2 group problems *TRICKY*

[ron]

HI all, I have some problems from
group theory which I couldn't solve and
I think they're pretty tricky. Maybe some of
u will have better luck.

1. G is finite group not divisble by 3 and
for all a,b in G, (ab)^3 = (a^3)(b^3). Prove
G is abelian.

2. In any group G, the number of solutions to x^n = 1
(n divides size of G) is a multiple of n. I proved
this easily in abelian case, but it's kindof tough
in general.

Thanks for your help.

-r.j.

[Arturo Magidin]

In article <ugbtsa...@forum.mathforum.com>, ron <rk...@yahoo.com> wrote:
>HI all, I have some problems from
>group theory which I couldn't solve and
>I think they're pretty tricky. Maybe some of
>u will have better luck.
>
>1. G is finite group not divisble by 3 and
>for all a,b in G, (ab)^3 = (a^3)(b^3). Prove
>G is abelian.

I assume you mean that the order of G is not divisible by 3. Note that
this means that the group is 3-divisible (i.e., every element has a
cubic root).

From (ab)^3=a^3b^3 you get that

(ab)^2 = a^3*b^3*(ab)^{-1} = a^3 b^2 a^{-1}

Therefore, abab = a^3 b^2 a^{-1}, so bab = a^2 b^2 a^{-1}, and we have
that for any a and b,

baba=(ba)^2 = a^2b^2.

We also know that (ba)^3 = b^3 a^3, and (ba)^3 = ba(ba)^2=ba(a^2b^2) =
b a^3 b^2.

So ba^3 b^2=b^3a^3, and that means that for any pair of elements a and
b,
a^3b^2 = b^2a^3.

So every cube commutes with every sqaure.
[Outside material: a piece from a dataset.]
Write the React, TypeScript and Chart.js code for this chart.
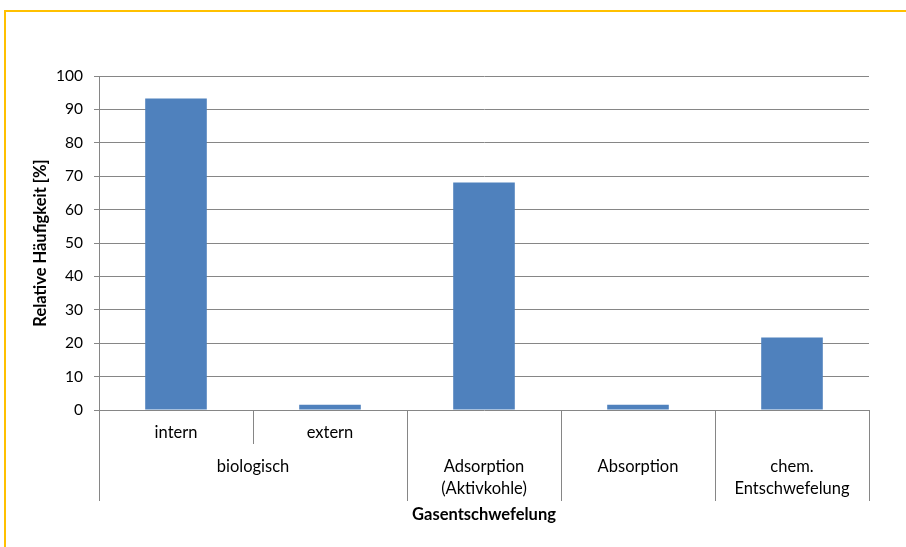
import React, { useEffect, useRef } from "react";
import { Chart, registerables } from "chart.js";

Chart.register(...registerables);

// Subcategories (first row under the axis) and their values
const categories = ["intern", "extern", "Adsorption (Aktivkohle)", "Absorption", "chem. Entschwefelung"];
const subLabels = ["intern", "extern", "", "", ""];
const values = [93.3, 1.6, 68.1, 1.6, 21.7];

// Second row: group names and how many categories each group covers
const groupLabels = [["biologisch"], ["Adsorption", "(Aktivkohle)"], ["Absorption"], ["chem.", "Entschwefelung"]];
const groupSpans = [2, 1, 1, 1];

const yTicks = { min: 0, max: 100, step: 10 };
const xTitle = "Gasentschwefelung";
const yTitle = "Relative Häufigkeit [%]";

const FONT = "Lato, 'Open Sans', sans-serif";
const LINE = "#868686";

const categoryAxisPlugin = {
  id: "categoryAxis",
  afterDraw(chart: any) {
    const { ctx, chartArea, scales } = chart;
    const x = scales.x;
    const n = categories.length;
    const w = (chartArea.right - chartArea.left) / n;
    const edge = (i: number) => x.getPixelForValue(0) - w / 2 + i * w;
    const base = chartArea.bottom;
    const subBottom = base + 34;
    const groupBottom = base + 91;

    ctx.save();
    ctx.strokeStyle = LINE;
    ctx.lineWidth = 1;

    // separators inside groups (short) and between groups (long)
    let pos = 0;
    const groupEdges = [0];
    groupSpans.forEach((s) => {
      pos += s;
      groupEdges.push(pos);
    });
    for (let i = 0; i <= n; i++) {
      const px = Math.round(edge(i)) + 0.5;
      const long = groupEdges.includes(i);
      ctx.beginPath();
      ctx.moveTo(px, base);
      ctx.lineTo(px, long ? groupBottom : subBottom);
      ctx.stroke();
    }

    ctx.fillStyle = "#000";
    ctx.textAlign = "center";
    ctx.textBaseline = "middle";
    ctx.font = `16.5px ${FONT}`;

    // first row
    subLabels.forEach((lbl, i) => {
      if (lbl) ctx.fillText(lbl, x.getPixelForValue(i), base + 23);
    });

    // second row
    groupLabels.forEach((lines, g) => {
      const from = groupEdges[g];
      const to = groupEdges[g + 1];
      const cx = (edge(from) + edge(to)) / 2;
      lines.forEach((t, k) => ctx.fillText(t, cx, base + 57 + k * 22));
    });

    // axis titles
    ctx.font = `bold 16.5px ${FONT}`;
    ctx.fillText(xTitle, (chartArea.left + chartArea.right) / 2, base + 105);

    ctx.translate(41, (chartArea.top + chartArea.bottom) / 2);
    ctx.rotate(-Math.PI / 2);
    ctx.fillText(yTitle, 0, 0);
    ctx.restore();
  },
};

export default function App() {
  const canvasRef = useRef<HTMLCanvasElement | null>(null);

  useEffect(() => {
    if (!canvasRef.current) return;
    const chart = new Chart(canvasRef.current, {
      type: "bar",
      data: {
        labels: categories,
        datasets: [
          {
            data: values,
            backgroundColor: "#4F81BD",
            borderWidth: 0,
            categoryPercentage: 1,
            barPercentage: 0.4,
          },
        ],
      },
      options: {
        responsive: false,
        animation: false,
        devicePixelRatio: 1,
        layout: { padding: { top: 76, right: 37, bottom: 137, left: 0 } },
        plugins: { legend: { display: false }, tooltip: { enabled: false } },
        scales: {
          x: { display: false },
          y: {
            min: yTicks.min,
            max: yTicks.max,
            afterFit: (s: any) => {
              s.width = 99;
            },
            ticks: {
              stepSize: yTicks.step,
              color: "#000",
              padding: 11,
              font: { family: FONT, size: 15.5 },
            },
            grid: { color: LINE, lineWidth: 1, tickLength: 5, drawTicks: true },
            border: { display: true, color: LINE, width: 1 },
          },
        },
      },
      plugins: [categoryAxisPlugin],
    });
    return () => chart.destroy();
  }, []);

  return (
    <div style={{ position: "fixed", left: 0, top: 0, width: 906, height: 547, background: "#fff" }}>
      <canvas ref={canvasRef} width={906} height={547} style={{ position: "absolute", left: 0, top: 0 }} />
      <div
        style={{
          position: "absolute",
          left: 4,
          top: 10,
          right: 0,
          bottom: 0,
          borderLeft: "2px solid #FFC000",
          borderTop: "2px solid #FFC000",
          pointerEvents: "none",
        }}
      />
    </div>
  );
}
However, as we noted above,
EVERY element of G is a cube, so every square in G is central in G.

Therefore, since (ab)^2 = a^3b^2a^{-1} = a^3 a^{-1}b^2 (since b^2 is
central), you get that (ab)^2 = a^2 b^2, which is a well known
sufficient condition for <a,b> to be abelian. This proves that G is
abelian.

======================================================================
"It's not denial. I'm just very selective about
what I accept as reality."
--- Calvin ("Calvin and Hobbes")
======================================================================

Arturo Magidin
mag...@math.berkeley.edu

[Arturo Magidin]

In article <9d69js$t8s$1...@agate.berkeley.edu>,
Arturo Magidin <mag...@math.berkeley.edu> wrote:

Sorry for following up on my own post...

>In article <ugbtsa...@forum.mathforum.com>, ron <rk...@yahoo.com> wrote:
>>HI all, I have some problems from
>>group theory which I couldn't solve and
>>I think they're pretty tricky. Maybe some of
>>u will have better luck.
>>
>>1. G is finite group not divisble by 3 and
>>for all a,b in G, (ab)^3 = (a^3)(b^3). Prove
>>G is abelian.
>
>I assume you mean that the order of G is not divisible by 3.
>Note that this means that the group is 3-divisible
>(i.e., every element has a cubic root).

I guess the other possible reading is the opposite: that G is finite,
but it is NOT 3-divisible. But in that case, the result would be
false: consider the split meta-cyclic group of order 27, given by

G = < x,y | x^3 = y^9 = e; yx=x(y^4) >.

It is not hard to verify that in this case, (x^i y^j)^3 = y^{3j}, and
so that for any a,b\in G, (ab)^3=a^3b^3; the group is not 3-divisible,
and the group is not abelian, since [y,x]=y^3 <> e.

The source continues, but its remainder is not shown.